Direct Variation Calculator

Find the constant of variation k, write the direct variation equation y = kx, and predict values using proportional relationships.

Choose What to Solve

Result

Direct Variation Equation
y = 3x
k = 3
Constant k3
Equationy = 3x
Known Point(4, 12)
Predicted Valuey(7) = 21

Step-by-Step Solution

y = kx => k = y/x = 12/4 = 3

What Is Direct Variation?

Direct variation describes a linear relationship between two variables where one variable is a constant multiple of the other. When y varies directly with x, we write y = kx, where k is called the constant of variation (or constant of proportionality). The graph of a direct variation is always a straight line passing through the origin (0, 0).

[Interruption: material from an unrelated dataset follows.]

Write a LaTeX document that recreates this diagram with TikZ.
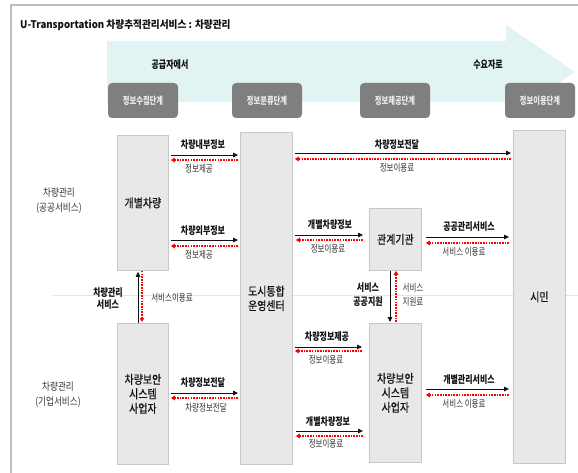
\documentclass[tikz,border=0pt]{standalone}
\usepackage{fontspec}
\setmainfont{Noto Sans CJK KR}
\newfontfamily\ksub[FakeStretch=0.75]{Noto Sans CJK KR}
\newfontfamily\klbl[FakeStretch=0.76]{Noto Sans CJK KR}
\newfontfamily\kstage[FakeStretch=0.73]{Noto Sans CJK KR}
\newfontfamily\kside[FakeStretch=0.82]{Noto Sans CJK KR}
\newfontfamily\klane[FakeStretch=0.83,FakeBold=0.5]{Noto Sans CJK KR}
\newfontfamily\ktitle[FakeStretch=0.92]{Noto Sans CJK KR}
\usetikzlibrary{arrows.meta}
\definecolor{arrowcyan}{HTML}{E2F3F3}
\definecolor{lanefill}{HTML}{E8E8E8}
\definecolor{laneline}{HTML}{C8C8C8}
\definecolor{stagefill}{HTML}{7F7F7F}
\definecolor{stagetext}{HTML}{EDEDED}
\definecolor{framecol}{HTML}{BDBDBD}
\definecolor{sepcol}{HTML}{E4E4E4}
\definecolor{dotred}{HTML}{FF0000}
\definecolor{inkblack}{HTML}{111111}
\definecolor{labgray}{HTML}{333333}
\begin{document}
\begin{tikzpicture}[x=1pt,y=-1pt,
  lane/.style={draw=laneline, fill=lanefill, line width=0.8pt, inner sep=0pt, anchor=north west, align=center, font=\klane\fontsize{12}{14.5}\selectfont, text=inkblack},
  stagebox/.style={fill=stagefill, rounded corners=4pt, minimum width=70pt, minimum height=35pt, inner sep=0pt, text=stagetext, font=\kstage\fontsize{10}{10}\selectfont\bfseries},
  blk/.style={draw=inkblack, line width=0.8pt, -{Triangle[length=5pt,width=4.5pt]}, shorten >=2pt, shorten <=2pt},
  rdot/.style={draw=dotred, line width=1.6pt, dash pattern=on 1.6pt off 1.1pt, -{Triangle[length=4pt,width=4.5pt]}, shorten >=2pt, shorten <=2pt},
  lbl/.style={inner sep=0pt, font=\klbl\fontsize{10.5}{10}\selectfont\bfseries, text=inkblack, align=center},
  sub/.style={inner sep=0pt, font=\ksub\fontsize{10}{9}\selectfont, text=labgray, align=center},
  side/.style={inner sep=0pt, font=\kside\fontsize{10.5}{15}\selectfont, text=labgray, align=center}
]
\useasboundingbox (0,0) rectangle (578,473);
\fill[white] (0,0) rectangle (578,473);
% frame
\draw[framecol, line width=1.6pt] (11,473) -- (11,5) -- (578,5);
% title
\node[anchor=west, inner sep=0pt, font=\ktitle\fontsize{10.5}{11}\selectfont\bfseries, text=inkblack] (title) at (20,25) {U-Transportation 차량추적관리서비스 : 차량관리};
% big arrow
\fill[arrowcyan] (107,41) -- (506,41) -- (506,25) -- (575,72) -- (506,119) -- (506,102) -- (107,102) -- cycle;
\node[lbl] (supply) at (170,65) {공급자에서};
\node[lbl] (demand) at (488,65) {수요자로};
% stage boxes
\node[stagebox] (s1) at (143,100.5) {정보수집단계};
\node[stagebox] (s2) at (267,100.5) {정보분류단계};
\node[stagebox] (s3) at (395,100.5) {정보제공단계};
\node[stagebox] (s4) at (540,100.5) {정보이용단계};
% separator
\draw[sepcol, line width=0.8pt] (53,295) -- (578,295);
% lane boxes
\node[lane, minimum width=51pt, minimum height=135pt] (car) at (117,135) {개별차량};
\node[lane, minimum width=52pt, minimum height=332pt] (ctr) at (240,132) {도시통합\\운영센터};
\node[lane, minimum width=52pt, minimum height=62pt] (gov) at (369,208) {관계기관};
\node[lane, minimum width=52pt, minimum height=333pt] (cit) at (513,130) {시민};
\node[lane, minimum width=51pt, minimum height=141pt] (secL) at (117,323) {차량보안\\시스템\\사업자};
\node[lane, minimum width=52pt, minimum height=139pt] (secR) at (369,323) {차량보안\\시스템\\사업자};
% side labels
\node[side] (pub) at (59,200.5) {차량관리\\(공공서비스)};
\node[side] (biz) at (58,395) {차량관리\\(기업서비스)};
% car <-> ctr row 1
\draw[blk] (car.east |- 0,155) -- (ctr.west |- 0,155);
\draw[rdot] (ctr.west |- 0,160) -- (car.east |- 0,160);
\node[lbl] (a1) at (203,145) {차량내부정보};
\node[sub] (b1) at (199,169) {정보제공};
% car <-> ctr row 2
\draw[blk] (car.east |- 0,240) -- (ctr.west |- 0,240);
\draw[rdot] (ctr.west |- 0,246) -- (car.east |- 0,246);
\node[lbl] (a2) at (203,231) {차량외부정보};
\node[sub] (b2) at (199,255) {정보제공};
% ctr <-> cit
\draw[blk] (ctr.east |- 0,153) -- (cit.west |- 0,153);
\draw[rdot] (cit.west |- 0,159) -- (ctr.east |- 0,159);
\node[lbl] (a3) at (397,145) {차량정보전달};
\node[sub] (b3) at (397,168) {정보이용료};
% ctr <-> gov
\draw[blk, shorten >=6pt] (ctr.east |- 0,235) -- (gov.west |- 0,235);
\draw[rdot, shorten <=6pt, shorten >=3pt] (gov.west |- 0,240) -- (ctr.east |- 0,240);
\node[lbl] (a4) at (330,225) {개별차량정보};
\node[sub] (b4) at (328,249) {정보이용료};
% gov <-> cit
\draw[blk, shorten <=4pt, shorten >=4pt] (gov.east |- 0,237) -- (cit.west |- 0,237);
\draw[rdot, shorten <=4pt, shorten >=4pt] (cit.west |- 0,243) -- (gov.east |- 0,243);
\node[lbl] (a5) at (469,227) {공공관리서비스};
\node[sub] (b5) at (464,252) {서비스 이용료};
% gov <-> secR vertical
\draw[blk, shorten <=0pt, shorten >=1pt] (gov.south -| 390,0) -- (secR.north -| 390,0);
\draw[rdot, shorten <=1pt, shorten >=0pt] (secR.north -| 396,0) -- (gov.south -| 396,0);
\node[lbl, font=\klbl\fontsize{10.5}{14}\selectfont\bfseries] (a6) at (368,295) {서비스\\공공지원};
\node[sub, font=\ksub\fontsize{10}{14}\selectfont] (b6) at (413,295) {서비스\\지원료};
% secL <-> car vertical
\draw[blk, shorten <=0pt, shorten >=1pt] (secL.north -| 138,0) -- (car.south -| 138,0);
\draw[rdot, shorten <=0pt, shorten >=1pt] (car.south -| 142,0) -- (secL.north -| 142,0);
\node[lbl, font=\klbl\fontsize{10.5}{12}\selectfont\bfseries] (a7) at (108,299) {차량관리\\서비스};
\node[sub] (b7) at (172,298) {서비스이용료};
% ctr -> secR rows
\draw[blk, shorten >=7pt] (ctr.east |- 0,347) -- (secR.west |- 0,347);
\draw[rdot, shorten <=7pt] (secR.west |- 0,351) -- (ctr.east |- 0,351);
\node[lbl] (a8) at (327,337) {차량정보제공};
\node[sub] (b8) at (326,360) {정보이용료};
\draw[blk, shorten >=6pt, shorten <=3pt] (ctr.east |- 0,431) -- (secR.west |- 0,431);
\draw[rdot, shorten <=6pt, shorten >=3pt] (secR.west |- 0,436) -- (ctr.east |- 0,436);
\node[lbl] (a9) at (328,422) {개별차량정보};
\node[sub] (b9) at (326,444) {정보이용료};
% secR <-> cit
\draw[blk, shorten <=4pt, shorten >=4pt] (secR.east |- 0,389) -- (cit.west |- 0,389);
\draw[rdot, shorten <=4pt, shorten >=4pt] (cit.west |- 0,395) -- (secR.east |- 0,395);
\node[lbl] (a10) at (469,380) {개별관리서비스};
\node[sub] (b10) at (464,404) {서비스 이용료};
% secL <-> ctr
\draw[blk] (secL.east |- 0,393) -- (ctr.west |- 0,393);
\draw[rdot] (ctr.west |- 0,398) -- (secL.east |- 0,398);
\node[lbl] (a11) at (203,383) {차량정보전달};
\node[sub] (b11) at (206,408) {차량정보전달};
\end{tikzpicture}
\end{document}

In everyday language, direct variation means that as one quantity increases, the other increases proportionally, and as one decreases, the other decreases proportionally. The ratio y/x always remains constant and equal to k.

Key Concepts

Direct Variation Formula

The fundamental equation relating y and x through a constant k.

y = kx, where k = y/x

Finding k

Given any point (x, y) on the line, divide y by x to find the constant.

k = y / x (x cannot be 0)

Proportional Relationship

If (x1, y1) and (x2, y2) are both on the line, then y1/x1 = y2/x2.

y1/x1 = y2/x2 = k

How to Identify Direct Variation

A relationship between x and y is a direct variation if and only if:

  • The equation can be written in the form y = kx (no added constant).
  • The graph is a straight line that passes through the origin.
  • The ratio y/x is the same for all data points.
  • When x = 0, then y = 0.

Examples of Direct Variation

  • Distance and time at constant speed: d = rt (distance varies directly with time when rate is constant).
  • Circumference and diameter: C = pi * d (circumference varies directly with diameter, k = pi).
  • Hooke's Law: F = kx (spring force varies directly with displacement).
  • Wages: Pay = rate * hours (total pay varies directly with hours worked).
  • Unit pricing: Total cost = price per unit * quantity.

Direct Variation vs. Other Relationships

Direct variation is often confused with other types of mathematical relationships. Here are the key differences:

  • Direct variation (y = kx): Linear, passes through origin, constant ratio y/x.
  • Inverse variation (y = k/x): Hyperbolic curve, constant product x*y = k.
  • Joint variation (z = kxy): z varies directly with both x and y.
  • Linear (non-proportional) (y = mx + b, b not equal to 0): Line that does NOT pass through origin.

The Constant of Variation

The constant k tells you how steep the line is and in which direction it goes. If k > 0, both variables increase together (positive slope). If k < 0, as one increases the other decreases (negative slope). The absolute value of k indicates the rate of change: for every 1-unit increase in x, y changes by k units.

Graphing Direct Variation

To graph y = kx, simply plot the origin (0, 0) and use the known point (x, y) to establish the slope k. Draw a straight line through both points extending in both directions. The slope of this line is exactly k, making it easy to read off predicted values visually.